Prendre du plaisir au travail
- C’est à partir de là que je me suis attaquée au sujet de mon travail. En me rendant compte que mon boulot ne me plaisait pas, en changeant de travail pour exercer un métier qui me fait plaisir, plein de développement personnel, grâce auquel j’aide des gens, etc. : ça allait déjà mille fois mieux ! Ça m’a permis d’éliminer plein de tampons, mais il n’empêche qu’encore aujourd’hui, lorsqu’il m’arrive de ressentir un besoin de « tampon émotionnel », quand je suis tentée par de la nourriture en raison de mes émotions, c’est le soir. Je sais que certaines personnes ne peuvent pas s’empêcher de saisir un croissant en salle de réunion à 10 h. Moi, cela ne m’arrive jamais. Peut-être que je déplace cette envie au soir, en tenant toute la journée pour éviter ce genre de tentation.

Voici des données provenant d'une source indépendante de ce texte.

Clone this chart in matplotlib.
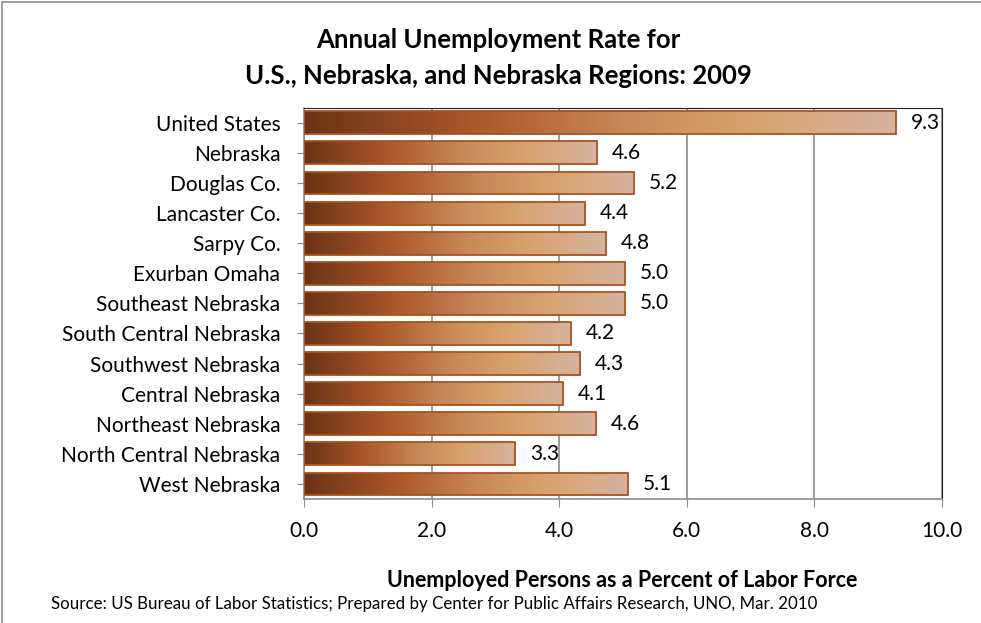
import numpy as np
import matplotlib.pyplot as plt
import matplotlib as mpl
from matplotlib.colors import LinearSegmentedColormap
from matplotlib.patches import Rectangle

mpl.rc('font', family=['Lato', 'DejaVu Sans'], size=15)

regions = ['United States', 'Nebraska', 'Douglas Co.', 'Lancaster Co.', 'Sarpy Co.',
           'Exurban Omaha', 'Southeast Nebraska', 'South Central Nebraska',
           'Southwest Nebraska', 'Central Nebraska', 'Northeast Nebraska',
           'North Central Nebraska', 'West Nebraska']
rates = [9.28, 4.59, 5.17, 4.40, 4.73, 5.03, 5.03, 4.18, 4.33, 4.06, 4.58, 3.31, 5.08]
rate_labels = ['9.3', '4.6', '5.2', '4.4', '4.8', '5.0', '5.0', '4.2', '4.3', '4.1', '4.6', '3.3', '5.1']
xticks = [0, 2, 4, 6, 8, 10]

grad = LinearSegmentedColormap.from_list('copper_grad', [
    (0.0, '#6a3317'), (0.28, '#a9562a'), (0.55, '#c98a5a'),
    (0.75, '#d8a26e'), (1.0, '#d6b4a0')])

fig = plt.figure(figsize=(9.81, 6.23), dpi=100)
ax = fig.add_axes([0.31, 0.199, 0.650, 0.628])

ypos = np.arange(len(regions))
bars = ax.barh(ypos, rates, height=0.76, color='none', edgecolor='#a8541f', linewidth=1.3, zorder=3)
g = np.linspace(0, 1, 256).reshape(1, -1)
for b in bars:
    x0, y0, w, h = b.get_x(), b.get_y(), b.get_width(), b.get_height()
    im = ax.imshow(g, cmap=grad, aspect='auto', extent=[x0, x0 + w, y0 + h, y0], zorder=2)
    im.set_clip_path(b)

for y, v, t in zip(ypos, rates, rate_labels):
    ax.text(v + 0.23, y, t, va='center', ha='left', fontsize=15)

ax.set_xlim(0, 10)
ax.set_ylim(12.5, -0.5)
ax.set_xticks(xticks)
ax.set_xticklabels(['%.1f' % x for x in xticks])
ax.set_yticks(ypos)
ax.set_yticklabels(regions)
ax.xaxis.grid(True, color='#8c8c8c', linewidth=1.2, zorder=0)
ax.set_axisbelow(True)
ax.tick_params(axis='x', direction='out', length=6, color='#8c8c8c', pad=10)
ax.tick_params(axis='y', direction='out', length=5, color='#8c8c8c', pad=12)
ax.spines['left'].set_color('#8c8c8c')
ax.spines['bottom'].set_color('#8c8c8c')
ax.spines['left'].set_linewidth(1.2)
ax.spines['bottom'].set_linewidth(1.2)
ax.spines['top'].set_color('#222222')
ax.spines['right'].set_color('#222222')

fig.text(0.508, 0.935, 'Annual Unemployment Rate for', ha='center', va='center',
         fontsize=18.5, fontweight='bold')
fig.text(0.508, 0.878, 'U.S., Nebraska, and Nebraska Regions: 2009', ha='center', va='center',
         fontsize=18.5, fontweight='bold')
fig.text(0.634, 0.069, 'Unemployed Persons as a Percent of Labor Force', ha='center', va='center',
         fontsize=15.5, fontweight='bold')
fig.text(0.052, 0.03, 'Source: US Bureau of Labor Statistics; Prepared by Center for Public Affairs Research, UNO, Mar. 2010',
         ha='left', va='center', fontsize=12.2)

fig.patches.append(Rectangle((0.002, -0.1), 1.2, 1.097, transform=fig.transFigure,
                             fill=False, edgecolor='#8c8c8c', linewidth=1.2))

fig.savefig('out.png', dpi=100)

À l’époque, je me disais parfois « allez, tiens, tiens, tiens, le soir tu peux y aller ». Mais, au-delà de ça, je pense que c’est vraiment le soir que mes émotions remontent.
- D’accord. Si on reprend le processus que tu as suivi, il y a d’abord eu la conscientisation, l’observation. Ce fut un vrai travail de fourmi pour décortiquer chaque moment identifié. Puis, tu t’es attaquée au cœur du problème. Ça me fait penser à toutes ces habitudes tellement ancrées dans notre quotidien qu’elles en sont extrêmement compliquées à déloger, comme le café-clope pour les fumeurs par exemple. C’est tellement, tellement présent dans nos habitudes, que c’est comme le dernier bastion à abattre, si je puis dire. Ce qu’exprime ton discours d’ailleurs, c’est qu’encore aujourd’hui, quand des événements sont émotionnellement compliqués pour toi, tu te retrouves face à cette même habitude d’utiliser la nourriture comme quelque chose d’utile pour traverser ces moments-là. N’est-ce pas ?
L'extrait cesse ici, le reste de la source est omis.